RWS takes patents in English and translates them for companies such as Siemens and Ford to protect their technology across different markets.

More than 2m patent applications are filed every year. The World Intellectual Property Office reported a 5.1pc increase to 205,000 in the number of patents filed last year, and in Europe there was a steady increase.

RWS reported first-half revenue up 28pc to £46.9m, adjusted pre-tax profits were 2pc ahead at £10.8m, while reported results were hit by currency effects. The company’s core operation of translating patents — 56pc of group revenue — reported a 9pc increase in revenue to £26.3m.

Commercial non-patent translation operations reported revenue flat at £8m.
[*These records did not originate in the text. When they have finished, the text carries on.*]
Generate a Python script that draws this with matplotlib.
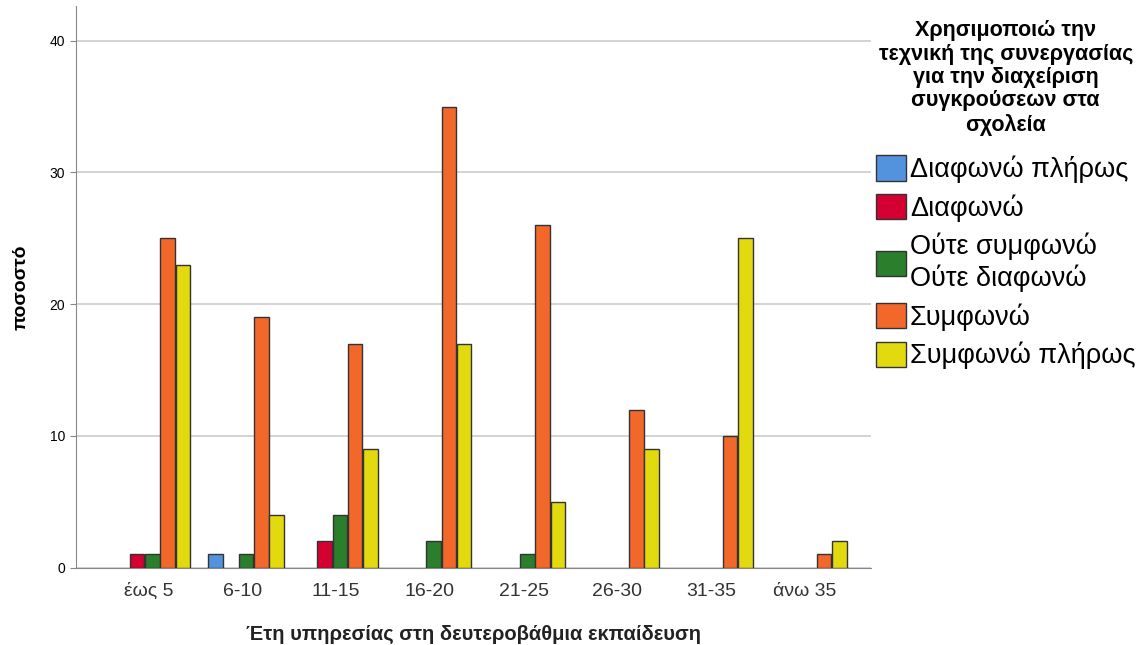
import numpy as np
import matplotlib
matplotlib.use('Agg')
import matplotlib.pyplot as plt

categories = ['έως 5', '6-10', '11-15', '16-20', '21-25', '26-30', '31-35', 'άνω 35']
series_names = ['Διαφωνώ πλήρως', 'Διαφωνώ', 'Ούτε συμφωνώ\nΟύτε διαφωνώ', 'Συμφωνώ', 'Συμφωνώ πλήρως']
diafono_pliros = [0, 1, 0, 0, 0, 0, 0, 0]
diafono = [1, 0, 2, 0, 0, 0, 0, 0]
oute = [1, 1, 4, 2, 1, 0, 0, 0]
symfono = [25, 19, 17, 35, 26, 12, 10, 1]
symfono_pliros = [23, 4, 9, 17, 5, 9, 25, 2]
colors = ['#5393DE', '#D40032', '#2B7E2B', '#F2682A', '#E2D90E']
legend_title = 'Χρησιμοποιώ την\nτεχνική της συνεργασίας\nγια την διαχείριση\nσυγκρούσεων στα\nσχολεία'

plt.rcParams['font.family'] = ['Liberation Sans', 'DejaVu Sans']

fig = plt.figure(figsize=[11.44, 6.45], dpi=100)
ax = fig.add_axes([0.066, 0.12, 0.695, 0.87])

series = [diafono_pliros, diafono, oute, symfono, symfono_pliros]
x = np.arange(len(categories))
width = 0.163
for itr, (vals, col, name) in enumerate(zip(series, colors, series_names)):
    # zero counts are not drawn at all in the original
    vals = np.where(np.array(vals) == 0, np.nan, vals)
    ax.bar(x + (itr - 2) * width + 0.04, vals, width * 0.95, color=col,
           edgecolor='#333333', linewidth=1, label=name, zorder=3)

ax.set_xlim(-0.78, 7.7)
ax.set_ylim(0, 42.6)
ax.set_yticks([0, 10, 20, 30, 40])
ax.yaxis.grid(True, color='#cccccc', linewidth=1.2, zorder=0)
ax.set_xticks(x)
ax.set_xticklabels(categories, fontsize=14, color='#333333')
ax.tick_params(axis='x', length=0, pad=11)
ax.tick_params(axis='y', labelsize=10, length=4, color='#888888')
for side in ['top', 'right']:
    ax.spines[side].set_visible(False)
for side in ['left', 'bottom']:
    ax.spines[side].set_color('#888888')

ax.set_ylabel('ποσοστό', fontsize=14, fontweight='bold', labelpad=14)
ax.set_xlabel('Έτη υπηρεσίας στη δευτεροβάθμια εκπαίδευση', fontsize=14.5,
              fontweight='bold', labelpad=18, color='#222222')

leg = ax.legend(loc='upper left', bbox_to_anchor=(1.0, 0.985), frameon=False,
                fontsize=19.5, title=legend_title,
                title_fontproperties={'size': 15.5, 'weight': 'bold'},
                handlelength=1.1, handleheight=1.05, handletextpad=0.15,
                labelspacing=0.4, borderaxespad=0, borderpad=0.2)
leg._legend_box.align = 'center'
leg._legend_box.sep = 14
for h in leg.legend_handles:
    h.set_edgecolor('#333333')
plt.setp(leg.get_title(), multialignment='center', linespacing=1.15)

fig.savefig('out.png', dpi=100)
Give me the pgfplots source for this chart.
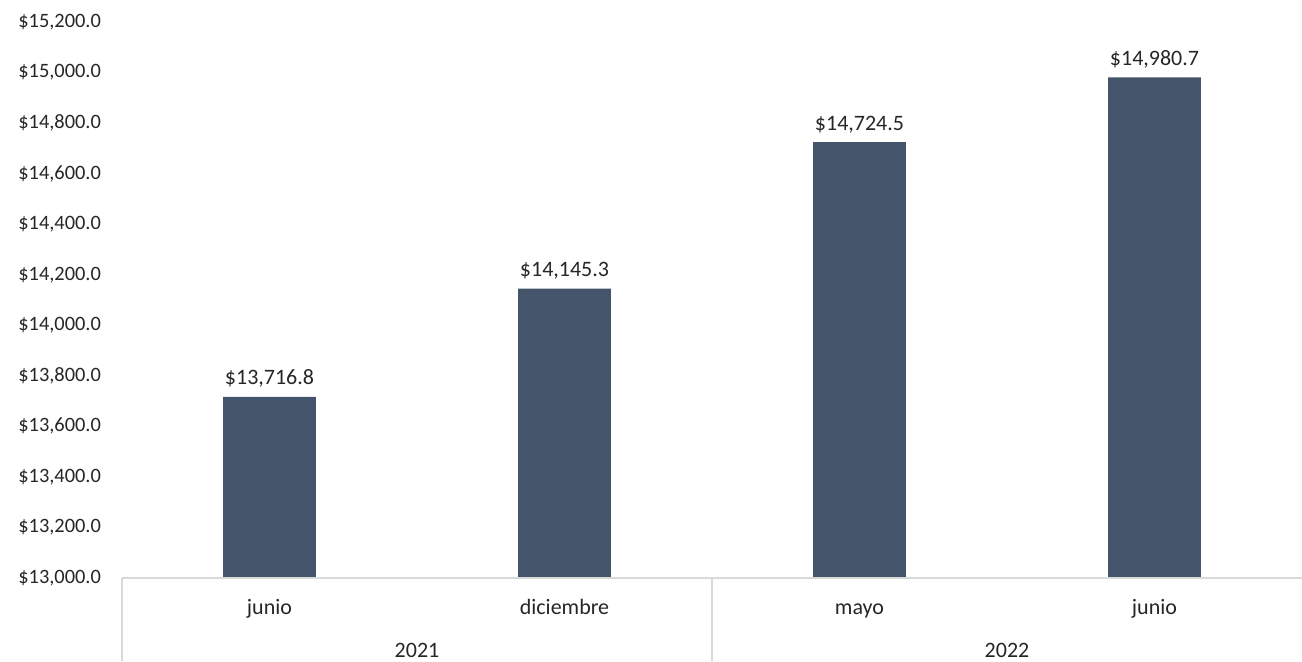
\documentclass[border=0pt]{standalone}
\usepackage{fontspec}
\setmainfont{Carlito}
\usepackage{pgfplots}
\pgfplotsset{compat=1.18}
\definecolor{barcol}{HTML}{44546A}
\definecolor{sepcol}{HTML}{D9D9D9}

\begin{document}
\begin{tikzpicture}[x=1pt,y=1pt]
% bounding box in px/2
\useasboundingbox (-61,-41.5) rectangle (590,289);
\begin{axis}[
    at={(0,0)}, anchor=south west,
    scale only axis,
    width=590pt, height=278pt,
    ymin=13000, ymax=15200,
    ytick={13000,13200,...,15200},
    scaled y ticks=false,
    xmin=-0.5, xmax=3.5,
    xtick=\empty,
    axis line style={draw=none},
    major tick length=0pt,
    yticklabel style={font=\fontsize{10.2}{12}\selectfont, text=black!85, xshift=-7pt},
    yticklabel={\$\pgfmathprintnumber{\tick}},
    /pgf/number format/.cd, fixed, fixed zerofill, precision=1, 1000 sep={,}, assume math mode=true,
    /pgfplots/.cd,
    clip=false,
    ]
  \addplot[ybar, bar width=0.315, fill=barcol, draw=none,
    nodes near coords, point meta=explicit symbolic,
    every node near coord/.append style={font=\fontsize{11}{13}\selectfont, text=black!85, yshift=1pt}]
    table[meta=lab] {
      x y lab
      0 13716.8 \$13,716.8
      1 14145.3 \$14,145.3
      2 14724.5 \$14,724.5
      3 14980.7 \$14,980.7
    };
  \draw[sepcol, line width=0.8pt] (axis cs:-0.5,13000) -- (axis cs:3.5,13000);
  \draw[sepcol, line width=0.8pt] (axis cs:-0.5,13000) -- ++(0pt,-41.5pt);
  \draw[sepcol, line width=0.8pt] (axis cs:1.5,13000) -- ++(0pt,-41.5pt);
  \path[font=\fontsize{11}{13}\selectfont, text=black!85, every node/.style={anchor=base, inner sep=0pt}]
    (axis cs:0,13000) ++(0pt,-18pt) node {junio}
    (axis cs:1,13000) ++(0pt,-18pt) node {diciembre}
    (axis cs:2,13000) ++(0pt,-18pt) node {mayo}
    (axis cs:3,13000) ++(0pt,-18pt) node {junio}
    (axis cs:0.5,13000) ++(0pt,-39.5pt) node {2021}
    (axis cs:2.5,13000) ++(0pt,-39.5pt) node {2022};
\end{axis}
\end{tikzpicture}
\end{document}
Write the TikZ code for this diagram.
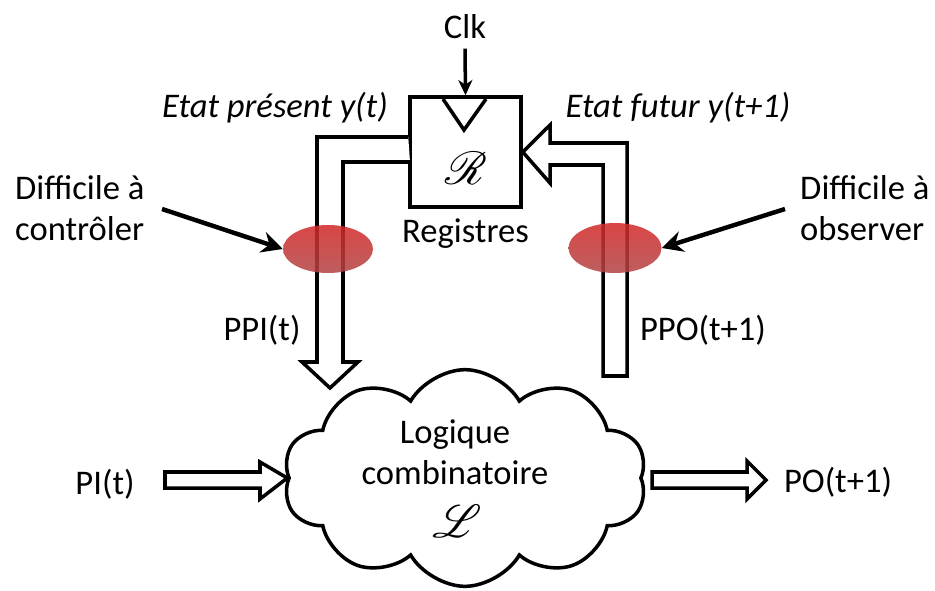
\documentclass[tikz,border=0pt]{standalone}
\usepackage{fontspec}
\setmainfont{Carlito}
\usepackage{amsmath}
\usepackage{mathrsfs}
\usetikzlibrary{arrows.meta, positioning, shapes.geometric, shapes.symbols}

\definecolor{spottop}{RGB}{212,40,40}
\definecolor{spotbot}{RGB}{178,68,68}

\tikzset{
	txt/.style={font=\fontsize{29.5}{35}\selectfont, align=left, inner sep=0pt},
	scr/.style={font=\fontsize{20}{24}\selectfont, inner sep=0pt},
	regbox/.style={draw, line width=3pt, minimum width=3.33cm, minimum height=3.3cm, inner sep=0pt},
	hollow/.style={draw, line width=3pt, fill=white, line join=miter},
	spot/.style={ellipse, inner sep=0pt, top color=spottop, bottom color=spotbot, fill opacity=0.86},
	pointer/.style={line width=3.8pt, -{Stealth[length=18pt, width=18pt, inset=6pt]}},
	clkarrow/.style={line width=3pt, -{Stealth[length=13pt, width=12pt, inset=4pt]}}
}

\begin{document}
\begin{tikzpicture}[x=0.03cm, y=-0.03cm]
	\useasboundingbox (0,0) rectangle (935,590);

	\node[regbox] (reg) at (465.5,152) {};
	\draw[line width=3pt] (443,99) -- (464,130) -- (486,99);
	\node[scr] (regsym) at (466,168) {\scalebox{1.9}{$\mathscr{R}$}};
	\node[txt, below=8pt of reg] (regname) {Registres};

	\node[txt] (clk) at (465,27) {Clk};
	\draw[clkarrow] ([yshift=-8pt]clk.south) -- (reg.north);

	\node[cloud, draw, line width=3pt, cloud puffs=10, cloud puff arc=120, cloud ignores aspect,
		minimum width=10.9cm, minimum height=6.5cm, inner sep=0pt] (logic) at (465,478) {};
	\node[txt, align=center] (logicname) at (455,452) {Logique\\combinatoire};
	\node[scr] (logicsym) at (457,521) {\scalebox{1.9}{$\mathscr{L}$}};

	% etat present / etat futur
	\draw[hollow] (reg.west) ++(0,-15) -- (317,137) -- (317,362) -- (302,362) -- (330,388)
		-- (358,362) -- (343,362) -- (343,162) -- ++(67,0);
	\draw[hollow] (603,376) -- (627,376) -- (627,143) -- (550,143) -- (550,125) -- (reg.east)
		-- (550,183) -- (550,165) -- (603,165) -- cycle;

	\draw[hollow] (165,472) -- (260,472) -- (260,462) -- (logic.west) -- (260,499) -- (260,488) -- (165,488) -- cycle;
	\draw[hollow] (652,472) -- (747,472) -- (747,461) -- (766,480) -- (747,499) -- (747,488) -- (652,488) -- cycle;

	\node[spot, minimum width=2.7cm, minimum height=1.44cm] (ctrlspot) at (328,249) {};
	\node[spot, minimum width=2.79cm, minimum height=1.5cm] (obsspot) at (615,248) {};

	\node[txt, font=\fontsize{29.5}{35}\selectfont\itshape] (present) at (275,108) {Etat présent y(t)};
	\node[txt, font=\fontsize{29.5}{35}\selectfont\itshape] (future) at (678,108) {Etat futur y(t+1)};

	\node[txt, anchor=west] (ctrl) at (15,208) {Difficile à\\contrôler};
	\node[txt, anchor=west] (obs) at (800,208) {Difficile à\\observer};
	\draw[pointer] (162,209) -- (ctrlspot.west);
	\draw[pointer] (785,209) -- (obsspot.east);

	\node[txt] (ppi) at (262,330) {PPI(t)};
	\node[txt] (ppo) at (703,330) {PPO(t+1)};
	\node[txt] (pi) at (105,484) {PI(t)};
	\node[txt] (po) at (838,482) {PO(t+1)};
\end{tikzpicture}
\end{document}
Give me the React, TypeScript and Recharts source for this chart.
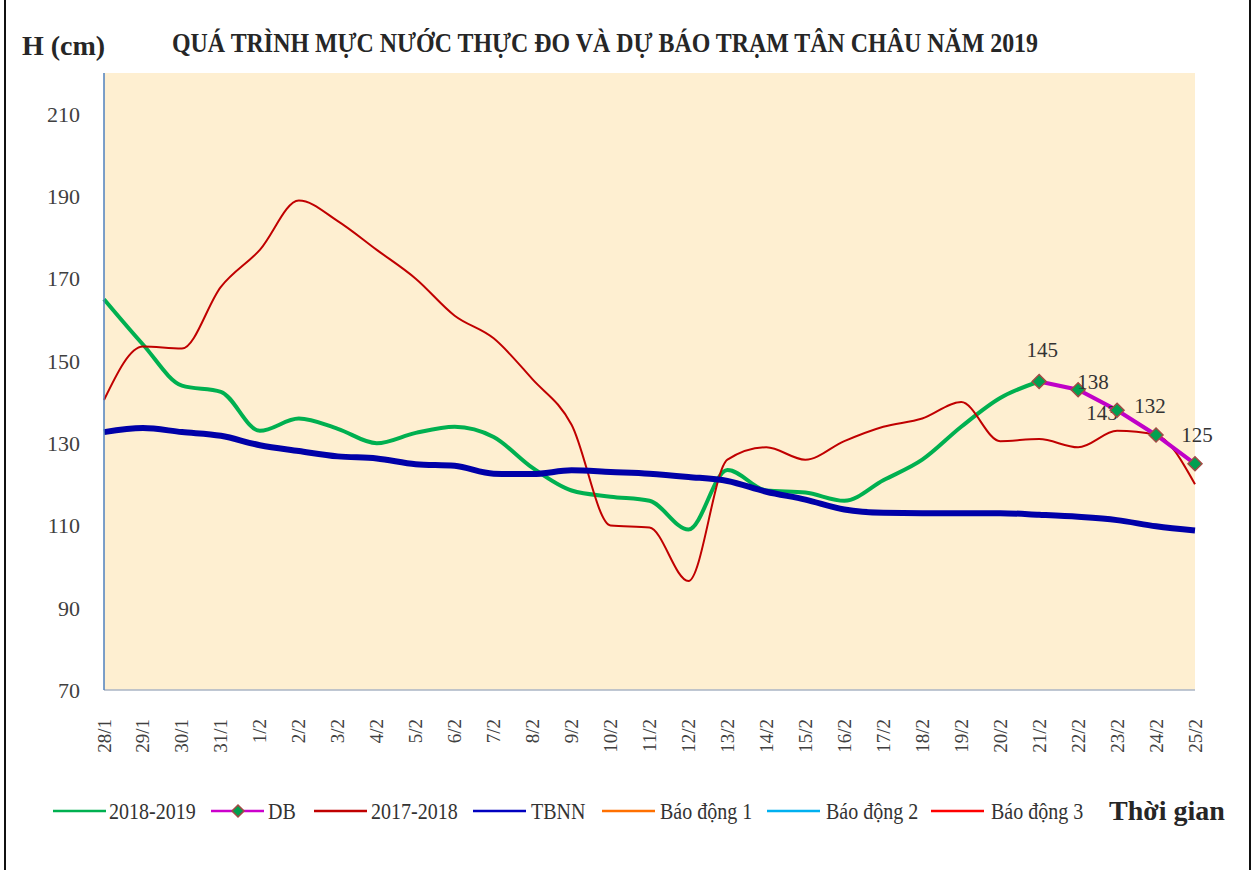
import React from "react";
import { LineChart, Line, XAxis, YAxis, CartesianGrid } from "recharts";

const FONT = '"Liberation Serif", "Times New Roman", serif';

const dates = [
  "28/1", "29/1", "30/1", "31/1", "1/2", "2/2", "3/2", "4/2", "5/2", "6/2",
  "7/2", "8/2", "9/2", "10/2", "11/2", "12/2", "13/2", "14/2", "15/2", "16/2",
  "17/2", "18/2", "19/2", "20/2", "21/2", "22/2", "23/2", "24/2", "25/2",
];

// 2018-2019 observed (cm)
const obs2019 = [
  165, 154, 144, 142.5, 133, 136, 133.5, 130, 132.5, 134,
  131.5, 124, 118.5, 117, 116, 109, 123.5, 118.5, 118, 116,
  121, 126, 134, 141, 145, null, null, null, null,
];

// forecast
const forecast = [
  null, null, null, null, null, null, null, null, null, null,
  null, null, null, null, null, null, null, null, null, null,
  null, null, null, null, 145, 143, 138, 132, 125,
];

// 2017-2018
const obs2018 = [
  140.5, 153.5, 153, 168, 177, 189, 184, 177, 170, 161,
  155.5, 145.5, 134.5, 110, 109.5, 96.5, 126, 129, 126, 130.5,
  134, 136, 140, 130.5, 131, 129, 133, 132, 120,
];

// trung binh nhieu nam
const tbnn = [
  132.7, 133.7, 132.7, 131.8, 129.5, 128.1, 126.8, 126.3, 124.9, 124.5,
  122.6, 122.5, 123.4, 123, 122.6, 121.8, 120.8, 118.2, 116.3, 113.9,
  113.1, 113, 113, 113, 112.6, 112.1, 111.3, 109.8, 108.8,
];

const yTicks = [70, 90, 110, 130, 150, 170, 190, 210];

const dbLabelText = ["145", "143", "138", "132", "125"];

const rows = dates.map((d, i) => ({
  date: d,
  obs2019: obs2019[i],
  db: forecast[i],
  obs2018: obs2018[i],
  tbnn: tbnn[i],
}));

const DB_START = forecast.findIndex((v) => v != null);
// label placement around each forecast point (dx, dy of baseline centre)
const labelOffsets = [
  [3, -25],
  [24, 30],
  [-24, -21],
  [-6, -22],
  [2, -22],
];

const DateTick = ({ x, y, payload }: any) => (
  <g transform={`translate(${x},${y})`}>
    <text
      transform="rotate(-90)"
      x={-29}
      y={0}
      textAnchor="end"
      dominantBaseline="central"
      fontSize={19}
      fontFamily={FONT}
      fill="#404040"
    >
      {payload.value}
    </text>
  </g>
);

const diamond = (cx: number, cy: number, r: number) =>
  `${cx},${cy - r} ${cx + r},${cy} ${cx},${cy + r} ${cx - r},${cy}`;

const DbDot = (props: any) => {
  const { cx, cy, index, value } = props;
  if (cx == null || cy == null || value == null) return <g key={`db-${index}`} />;
  const k = index - DB_START;
  const off = labelOffsets[k] || [0, -20];
  return (
    <g key={`db-${index}`}>
      <polygon points={diamond(cx, cy, 7)} fill="#00A050" stroke="#A34A45" strokeWidth={1.5} />
      <text
        x={cx + off[0]}
        y={cy + off[1]}
        textAnchor="middle"
        fontSize={21}
        fontFamily={FONT}
        fill="#333"
      >
        {dbLabelText[k]}
      </text>
    </g>
  );
};

const legendItems = [
  { name: "2018-2019", color: "#00B050", x: 53, tx: 109 },
  { name: "DB", color: "#CC00CC", x: 211, tx: 268, marker: true },
  { name: "2017-2018", color: "#C00000", x: 314, tx: 371 },
  { name: "TBNN", color: "#0000C0", x: 473, tx: 531 },
  { name: "Báo động 1", color: "#FF7000", x: 602, tx: 660 },
  { name: "Báo động 2", color: "#00B0F0", x: 767, tx: 826 },
  { name: "Báo động 3", color: "#FF0000", x: 931, tx: 991 },
];

export default function App() {
  return (
    <div style={{ position: "absolute", left: 0, top: 0, width: 1253, height: 870, background: "#fff", overflow: "hidden" }}>
      <div style={{ position: "absolute", left: 4, top: 0, width: 1243, height: 870, borderLeft: "2px solid #111", borderRight: "2px solid #111" }} />
      <div style={{ position: "absolute", left: 0, top: 0 }}>
        <LineChart width={1253} height={870} data={rows} margin={{ top: 73, right: 58, bottom: 110, left: 44 }}>
          <CartesianGrid horizontal={false} vertical={false} fill="#FEEFD1" />
          <XAxis
            dataKey="date"
            interval={0}
            tick={<DateTick />}
            tickLine={false}
            tickSize={0}
            tickMargin={0}
            height={70}
            axisLine={{ stroke: "#AAB4C4", strokeWidth: 1.5 }}
          />
          <XAxis
            xAxisId="top"
            orientation="top"
            dataKey="date"
            height={0}
            tick={false}
            tickLine={false}
            axisLine={{ stroke: "#4F81BD", strokeWidth: 1.5 }}
          />
          <YAxis
            yAxisId="left"
            domain={[70, 220]}
            ticks={yTicks}
            width={60}
            tickLine={false}
            tickSize={0}
            tickMargin={24}
            allowDataOverflow
            axisLine={{ stroke: "#4F81BD", strokeWidth: 1.5 }}
            tick={{ fontSize: 22, fill: "#404040", fontFamily: FONT }}
          />
          <YAxis
            yAxisId="right"
            orientation="right"
            domain={[70, 220]}
            width={0}
            tick={false}
            tickLine={false}
            axisLine={{ stroke: "#4F81BD", strokeWidth: 1.5 }}
          />
          <Line yAxisId="left" dataKey="obs2019" name="2018-2019" type="monotone" stroke="#00B050" strokeWidth={4} dot={false} isAnimationActive={false} />
          <Line yAxisId="left" dataKey="obs2018" name="2017-2018" type="monotone" stroke="#C00000" strokeWidth={2} dot={false} isAnimationActive={false} />
          <Line yAxisId="left" dataKey="tbnn" name="TBNN" type="monotone" stroke="#0000A8" strokeWidth={6} dot={false} isAnimationActive={false} />
          <Line yAxisId="left" dataKey="db" name="DB" type="linear" stroke="#C000C8" strokeWidth={4} dot={(p: any) => <DbDot {...p} />} isAnimationActive={false} />
        </LineChart>
      </div>
      <svg width={1253} height={870} style={{ position: "absolute", left: 0, top: 0, pointerEvents: "none" }}>
        <text x={22} y={55} fontSize={28} fontWeight="bold" fontFamily={FONT} fill="#262626">
          H (cm)
        </text>
        <text
          x={605}
          y={52}
          textAnchor="middle"
          fontSize={28}
          fontWeight="bold"
          fontFamily={FONT}
          fill="#262626"
          textLength={866}
          lengthAdjust="spacingAndGlyphs"
        >
          QUÁ TRÌNH MỰC NƯỚC THỰC ĐO VÀ DỰ BÁO TRẠM TÂN CHÂU NĂM 2019
        </text>
        {legendItems.map((it) => (
          <g key={it.name}>
            <line x1={it.x} x2={it.x + 53} y1={811} y2={811} stroke={it.color} strokeWidth={2.5} />
            {it.marker && <polygon points={diamond(it.x + 27, 811, 6)} fill="#00A050" stroke="#A34A45" strokeWidth={1.5} />}
            <text transform={`translate(${it.tx},819) scale(1,1.15)`} fontSize={20} fontFamily={FONT} fill="#333">
              {it.name}
            </text>
          </g>
        ))}
        <text x={1109} y={820} fontSize={28} fontWeight="bold" fontFamily={FONT} fill="#262626">
          Thời gian
        </text>
      </svg>
    </div>
  );
}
Other services, which include a searchable database of patents, reported revenues up 19pc to £3.1m.

Last year the company completed the purchase of an online patent filing service called inovia. Revenue at this new division increased by 28pc to $16.1m (£9.6m) and now makes up a fifth of the group total.

The company has ambitious targets to achieve more than £100m in revenue by the year ending September. Analysts at house broker Numis forecast adjusted pre-tax profits of £22.1m, giving 39p in earnings per share, rising to £42m next year. There is a slight drag on results as share options to management will cost £1m.

That said, the company has a solid balance sheet with net cash of £14.9m at the period end, down from £28m a year earlier after the inovia acquisition and a £4.3m property purchase. The shares, on 22 times forecast earnings, trade on a premium to sector peer Murgitroyd, which trades on 14 times, but part of this is because — as a qualifying Aim-listed company — it gets inheritance tax relief.

A good company but, with growth slowing, no better than a hold.